▸ **The exercise**:
Copy out the whole listing exactly as written, leaving the pictures behind.

(Records from a data collection)
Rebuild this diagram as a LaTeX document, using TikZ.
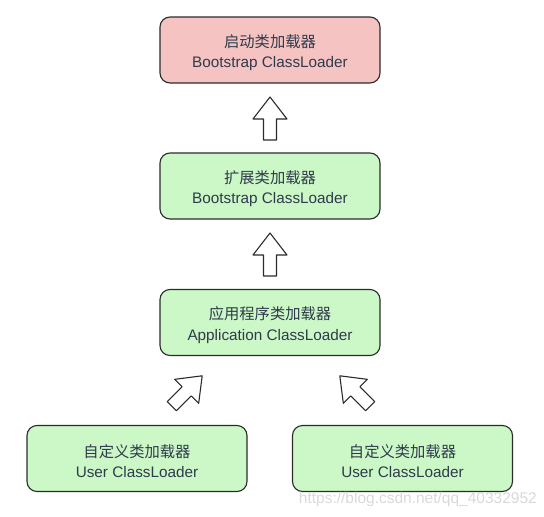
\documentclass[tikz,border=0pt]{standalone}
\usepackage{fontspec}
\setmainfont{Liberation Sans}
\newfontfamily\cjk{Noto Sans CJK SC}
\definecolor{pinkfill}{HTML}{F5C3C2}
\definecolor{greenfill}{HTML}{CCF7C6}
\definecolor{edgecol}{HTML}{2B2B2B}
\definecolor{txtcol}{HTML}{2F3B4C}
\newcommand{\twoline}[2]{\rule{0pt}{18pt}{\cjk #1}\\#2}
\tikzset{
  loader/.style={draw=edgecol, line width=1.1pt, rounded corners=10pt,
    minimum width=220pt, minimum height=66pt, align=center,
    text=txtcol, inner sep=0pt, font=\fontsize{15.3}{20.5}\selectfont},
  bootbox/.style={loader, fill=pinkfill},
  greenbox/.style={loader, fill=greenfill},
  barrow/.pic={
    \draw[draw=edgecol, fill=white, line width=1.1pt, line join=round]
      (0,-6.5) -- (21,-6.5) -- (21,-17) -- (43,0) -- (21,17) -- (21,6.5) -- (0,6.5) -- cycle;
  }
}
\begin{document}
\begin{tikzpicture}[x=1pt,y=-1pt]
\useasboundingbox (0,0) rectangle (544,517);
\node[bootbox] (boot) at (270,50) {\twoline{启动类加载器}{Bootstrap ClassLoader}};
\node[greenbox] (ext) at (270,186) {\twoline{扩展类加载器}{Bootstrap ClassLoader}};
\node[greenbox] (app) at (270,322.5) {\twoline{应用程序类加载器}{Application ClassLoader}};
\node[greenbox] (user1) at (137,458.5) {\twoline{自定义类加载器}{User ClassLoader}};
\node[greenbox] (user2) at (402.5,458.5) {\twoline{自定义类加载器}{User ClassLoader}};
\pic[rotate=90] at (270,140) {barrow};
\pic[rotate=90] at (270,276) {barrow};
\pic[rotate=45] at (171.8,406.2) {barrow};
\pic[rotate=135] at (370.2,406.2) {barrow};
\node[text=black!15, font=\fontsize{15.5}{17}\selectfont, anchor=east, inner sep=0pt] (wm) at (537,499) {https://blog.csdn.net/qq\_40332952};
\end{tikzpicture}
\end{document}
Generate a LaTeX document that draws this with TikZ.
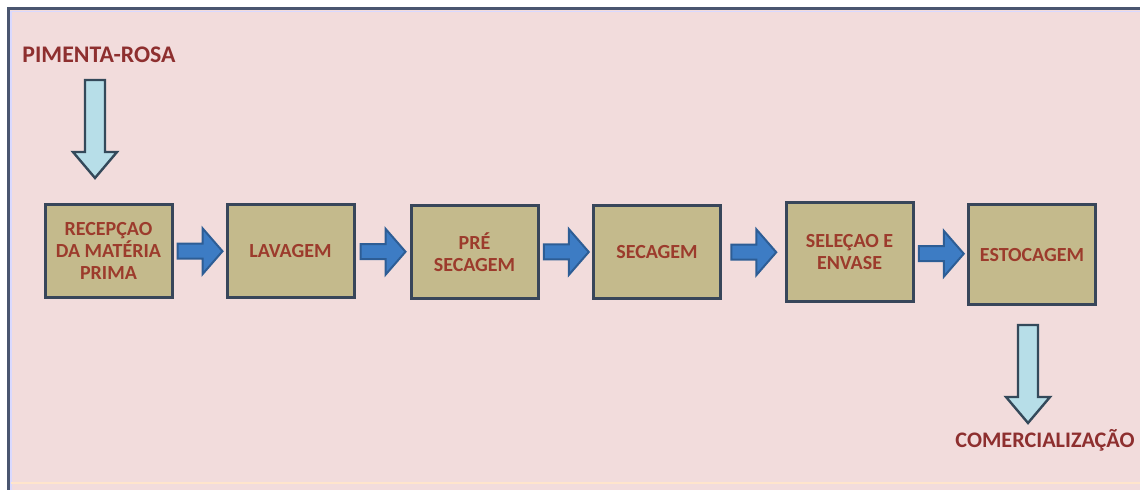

▸ **Exercise output**:
Rebuild this diagram as a LaTeX document, using TikZ.
\documentclass[tikz,border=0pt]{standalone}
\usepackage{fontspec}
\setmainfont{Liberation Sans}
\newfontfamily\cjk{Noto Sans CJK SC}
\definecolor{pinkfill}{HTML}{F5C3C2}
\definecolor{greenfill}{HTML}{CCF7C6}
\definecolor{edgecol}{HTML}{2B2B2B}
\definecolor{txtcol}{HTML}{2F3B4C}
\newcommand{\twoline}[2]{\rule{0pt}{18pt}{\cjk #1}\\#2}
\tikzset{
  loader/.style={draw=edgecol, line width=1.1pt, rounded corners=10pt,
    minimum width=220pt, minimum height=66pt, align=center,
    text=txtcol, inner sep=0pt, font=\fontsize{15.3}{20.5}\selectfont},
  bootbox/.style={loader, fill=pinkfill},
  greenbox/.style={loader, fill=greenfill},
  barrow/.pic={
    \draw[draw=edgecol, fill=white, line width=1.1pt, line join=round]
      (0,-6.5) -- (21,-6.5) -- (21,-17) -- (43,0) -- (21,17) -- (21,6.5) -- (0,6.5) -- cycle;
  }
}
\begin{document}
\begin{tikzpicture}[x=1pt,y=-1pt]
\useasboundingbox (0,0) rectangle (544,517);
\node[bootbox] (boot) at (270,50) {\twoline{启动类加载器}{Bootstrap ClassLoader}};
\node[greenbox] (ext) at (270,186) {\twoline{扩展类加载器}{Bootstrap ClassLoader}};
\node[greenbox] (app) at (270,322.5) {\twoline{应用程序类加载器}{Application ClassLoader}};
\node[greenbox] (user1) at (137,458.5) {\twoline{自定义类加载器}{User ClassLoader}};
\node[greenbox] (user2) at (402.5,458.5) {\twoline{自定义类加载器}{User ClassLoader}};
\pic[rotate=90] at (270,140) {barrow};
\pic[rotate=90] at (270,276) {barrow};
\pic[rotate=45] at (171.8,406.2) {barrow};
\pic[rotate=135] at (370.2,406.2) {barrow};
\node[text=black!15, font=\fontsize{15.5}{17}\selectfont, anchor=east, inner sep=0pt] (wm) at (537,499) {https://blog.csdn.net/qq\_40332952};
\end{tikzpicture}
\end{document}
Generate a LaTeX document that draws this with TikZ.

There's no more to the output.